Posted By : Marie Thomas Tuesday 31st July 2018

A series of huge paintings by Royal Academician Professor Stephen Farthing is to be seen for the first time this August in an exhibition curated by Jacquiline Creswell and hosted by the Cathedral.

 

The series, The Miracle Paintings 2011-2018, has taken Stephen eight years to complete, some pieces taking up to 18 months to paint. The artist resolved that the paintings  would not be shown until the series was finished, so it is only now that they can be revealed.

 

The eight canvases, which measure around six feet by five feet eight inches, and 4 small ones on paper, will hand along the walls of North Aisle, Morning Chapel, Trinity Chapel and South Quire Aisle. They are being shown as part of RA 250, a series of events and exhibitions celebrating the founding of the Royal Academy in 1768.

 

Stephen Farthing was elected Royal Academician in 1998, joining the ranks of historic figures such as Gainsborough, Joshua Reynolds, Constable and Turner – not to mention Grayson Perry, Paula Rego, Anish Kapoor and many more. He began the first of his Miracle Paintings in 2011 during the Arab Spring, after an encounter with a Coptic Bishop in Cairo.

 

Professor Stephen Farthing said:

“The Bishop, who was once a civil engineer, told me that almost one thousand years after the death of Christ, the Caliph Al-Muise was engaged in debate with the 62nd Coptic Pope, Pope Abraam. Turning to the verse in Matthew’s Gospel - ‘If you have faith as small as a mustard seed, you can say to the mountain, move from here to there, and it will move, nothing will be impossible for you’ - the Caliph asked the Pope if his faith was strong enough to move the Mokattam mountain. 

 “At the end of three days of preparatory prayer Pope Abraam had a vision that instructed him to seek out a one-eyed man carrying water through the market place.   The Pope found Simon the shoemaker, who fitted the description perfectly, and together they led a large gathering to the foot of Mokattam mountain. Here they knelt three times, each time the Pope making the sign of the cross with a gesture that reached out to the edges of the mountain, each time the mountain shook violently then began to levitate, each time the sun became visible beneath the mountain. 
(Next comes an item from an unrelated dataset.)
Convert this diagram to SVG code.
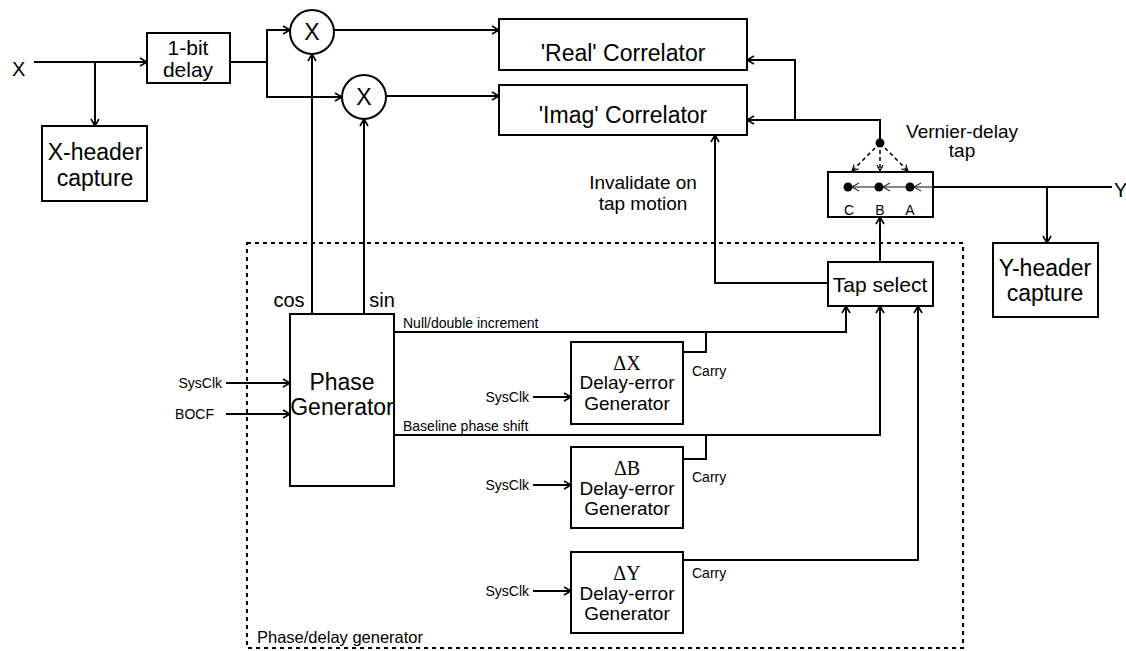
<svg xmlns="http://www.w3.org/2000/svg" width="1126" height="651" viewBox="0 0 1126 651">
<defs>
<marker id="arr" markerWidth="10" markerHeight="10" refX="8" refY="5" orient="auto" markerUnits="userSpaceOnUse">
<path d="M1,1 L8,5 L1,9" fill="none" stroke="#000" stroke-width="1.6"/>
</marker>
<marker id="arrs" markerWidth="8" markerHeight="8" refX="7" refY="4" orient="auto" markerUnits="userSpaceOnUse">
<path d="M1,1 L7,4 L1,7" fill="none" stroke="#000" stroke-width="1.2"/>
</marker>
<marker id="arrg" markerWidth="10" markerHeight="10" refX="8" refY="5" orient="auto" markerUnits="userSpaceOnUse">
<path d="M1,1 L8,5 L1,9" fill="none" stroke="#333" stroke-width="1.2"/>
</marker>
</defs>
<style>
.box{fill:#fff;stroke:#000;stroke-width:2}
.ln{fill:none;stroke:#000;stroke-width:2}
.ar{fill:none;stroke:#000;stroke-width:2;marker-end:url(#arr)}
.dsh{fill:none;stroke:#000;stroke-width:1.5;stroke-dasharray:4,3;marker-end:url(#arrs)}
.t{font-family:"Liberation Sans",Arial,sans-serif;fill:#000}
.big{font-size:23px}
.mid{font-size:20px}
.sm{font-size:14px}
.c{text-anchor:middle}
.e{text-anchor:end}
.serif{font-family:"Liberation Serif","Times New Roman",serif}
</style>
<rect width="1126" height="651" fill="#fff"/>

<g id="connectors">
<line class="ar" x1="34" y1="62" x2="147" y2="62"/>
<line class="ar" x1="95" y1="62" x2="95" y2="126"/>
<polyline class="ln" points="230,62 267,62"/>
<line class="ln" x1="267" y1="30" x2="267" y2="97"/>
<line class="ar" x1="266" y1="30" x2="290" y2="30"/>
<line class="ar" x1="266" y1="97" x2="342" y2="97"/>
<line class="ar" x1="334" y1="30" x2="499" y2="30"/>
<line class="ar" x1="386" y1="96" x2="499" y2="96"/>
<line class="ar" x1="312" y1="314" x2="312" y2="54"/>
<line class="ar" x1="364" y1="314" x2="364" y2="119"/>
<polyline class="ar" points="880,143 880,120 747,120"/>
<polyline class="ar" points="795,120 795,60 747,60"/>
<line class="dsh" x1="880" y1="143" x2="852" y2="171"/>
<line class="dsh" x1="880" y1="143" x2="880" y2="171"/>
<line class="dsh" x1="880" y1="143" x2="908" y2="171"/>
<line class="ln" x1="1112" y1="187" x2="933" y2="187"/>
<line class="ar" x1="1047" y1="187" x2="1047" y2="243"/>
<line class="ar" x1="880" y1="262" x2="880" y2="217"/>
<polyline class="ar" points="828,283 715,283 715,135"/>
<polyline class="ar" points="394,332 846,332 846,306"/>
<polyline class="ar" points="394,435 880,435 880,306"/>
<polyline class="ln" points="683,352 706,352 706,332"/>
<polyline class="ln" points="683,459 706,459 706,435"/>
<polyline class="ar" points="683,560 918,560 918,306"/>
<line class="ar" x1="226" y1="383" x2="290" y2="383"/>
<line class="ar" x1="226" y1="414" x2="290" y2="414"/>
<line class="ar" x1="533" y1="397" x2="571" y2="397"/>
<line class="ar" x1="533" y1="485" x2="571" y2="485"/>
<line class="ar" x1="533" y1="591" x2="571" y2="591"/>
</g>

<g id="phase-delay-generator-region">
<rect x="247" y="243" width="716" height="405" fill="none" stroke="#000" stroke-width="2" stroke-dasharray="4,4"/>
<text class="t" x="257" y="643" font-size="16.5">Phase/delay generator</text>
</g>

<g id="x-label"><text class="t mid" x="12" y="76">X</text></g>
<g id="y-label"><text class="t mid" x="1114" y="197">Y</text></g>

<g id="one-bit-delay">
<rect class="box" x="147" y="33" width="83" height="50"/>
<text class="t c" x="188" y="55" font-size="21">1-bit</text>
<text class="t c" x="188" y="77" font-size="21">delay</text>
</g>

<g id="x-header">
<rect class="box" x="42" y="126" width="105" height="75"/>
<text class="t big c" x="95" y="160">X-header</text>
<text class="t big c" x="95" y="186">capture</text>
</g>

<g id="mult-real">
<circle cx="312" cy="32" r="22" fill="#fff" stroke="#000" stroke-width="2"/>
<text class="t big c" x="312" y="40">X</text>
</g>
<g id="mult-imag">
<circle cx="364" cy="97" r="22" fill="#fff" stroke="#000" stroke-width="2"/>
<text class="t big c" x="364" y="105">X</text>
</g>

<g id="real-correlator">
<rect class="box" x="499" y="19" width="248" height="51"/>
<text class="t big c" x="623" y="61">'Real' Correlator</text>
</g>
<g id="imag-correlator">
<rect class="box" x="499" y="85" width="248" height="50"/>
<text class="t big c" x="623" y="123">'Imag' Correlator</text>
</g>

<g id="invalidate-label">
<text class="t c" x="643" y="189" font-size="19">Invalidate on</text>
<text class="t c" x="643" y="210" font-size="19">tap motion</text>
</g>

<g id="vernier-tap">
<circle cx="880" cy="143" r="4.5" fill="#000"/>
<text class="t c" x="962" y="138" font-size="19">Vernier-delay</text>
<text class="t c" x="962" y="157" font-size="19">tap</text>
<rect class="box" x="828" y="172" width="105" height="45"/>
<line x1="933" y1="187" x2="914" y2="187" stroke="#333" stroke-width="1.2" marker-end="url(#arrg)"/>
<line x1="910" y1="187" x2="883" y2="187" stroke="#333" stroke-width="1.2" marker-end="url(#arrg)"/>
<line x1="879" y1="187" x2="852" y2="187" stroke="#333" stroke-width="1.2" marker-end="url(#arrg)"/>
<circle cx="848" cy="187" r="4.5" fill="#000"/>
<circle cx="879" cy="187" r="4.5" fill="#000"/>
<circle cx="910" cy="187" r="4.5" fill="#000"/>
<text class="t sm c" x="849" y="215">C</text>
<text class="t sm c" x="880" y="215">B</text>
<text class="t sm c" x="910" y="215">A</text>
</g>

<g id="y-header">
<rect class="box" x="993" y="243" width="105" height="74"/>
<text class="t big c" x="1045" y="276">Y-header</text>
<text class="t big c" x="1045" y="301">capture</text>
</g>

<g id="tap-select">
<rect class="box" x="828" y="262" width="105" height="44"/>
<text class="t c" x="880" y="292" font-size="21">Tap select</text>
</g>

<g id="phase-generator">
<rect class="box" x="290" y="314" width="104" height="172"/>
<text class="t big c" x="342" y="390">Phase</text>
<text class="t big c" x="342" y="415">Generator</text>
<text class="t mid c" x="289" y="307">cos</text>
<text class="t mid c" x="382" y="307">sin</text>
<text class="t sm e" x="222" y="388">SysClk</text>
<text class="t sm e" x="214" y="419">BOCF</text>
<text class="t sm" x="403" y="328">Null/double increment</text>
<text class="t sm" x="403" y="431">Baseline phase shift</text>
</g>

<g id="dx-generator">
<rect class="box" x="571" y="342" width="112" height="82"/>
<text class="serif c" x="627" y="370" font-size="20">ΔX</text>
<text class="t c" x="627" y="389" font-size="19">Delay-error</text>
<text class="t c" x="627" y="410" font-size="19">Generator</text>
<text class="t sm e" x="529" y="402">SysClk</text>
<text class="t sm" x="692" y="376">Carry</text>
</g>

<g id="db-generator">
<rect class="box" x="571" y="447" width="112" height="81"/>
<text class="serif c" x="627" y="475" font-size="20">ΔB</text>
<text class="t c" x="627" y="495" font-size="19">Delay-error</text>
<text class="t c" x="627" y="515" font-size="19">Generator</text>
<text class="t sm e" x="529" y="490">SysClk</text>
<text class="t sm" x="692" y="482">Carry</text>
</g>

<g id="dy-generator">
<rect class="box" x="571" y="552" width="112" height="81"/>
<text class="serif c" x="627" y="580" font-size="20">ΔY</text>
<text class="t c" x="627" y="600" font-size="19">Delay-error</text>
<text class="t c" x="627" y="620" font-size="19">Generator</text>
<text class="t sm e" x="529" y="596">SysClk</text>
<text class="t sm" x="692" y="578">Carry</text>
</g>
</svg>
“As the Bishop told me the story he looked me straight in the eyes and I could only believe that he believed every word he was saying, which I found remarkable. To hear a man tell a story that I can only think of as fiction, and know he believed every word, was spell-binding. And that’s what started me on my series of pictures.”

Discovering a way to realise the ‘miraculous moment’ proved a challenge as he explained:

“The task I set myself in each painting, was not to paint a miracle but to freeze what I saw as a miraculous moment in the painted world I work with. As a result of making these paintings I have come to the conclusion that what makes an event or indeed a painting ‘miraculous’ is our inability to explain it in any other terms than by saying ‘this is what I saw’.” 

It was the Christopher Nolan movie, The Prestige, that finally provided the key to unlock the series. Quoting Michael Caine’s character, John Cutter ‘the engineer of illusions’, Stephen Farthing explains:
 
“Caine’s character sets the scene by describing the three elements of a successful illusion: ‘The Pledge’ when the audience is told what is about to happen; ‘The Turn’ when the disappearance or transportation of the person or object happens; and ‘The Prestige’ which marks the return of the disappeared. Without the prestige, Caine’s character explains, the illusion is not magic...anyone can make something disappear...the magic he tells us is making it come back again.  

“With the concepts of illusions, magic and the miraculous in mind, each painting has taken either a miraculous event or a relatively mundane object as its starting point. The reason for the two opposing approaches was that my goal was not to illustrate actual stories but to try to not so much understand, as to give a visual presence to a miraculous moment.”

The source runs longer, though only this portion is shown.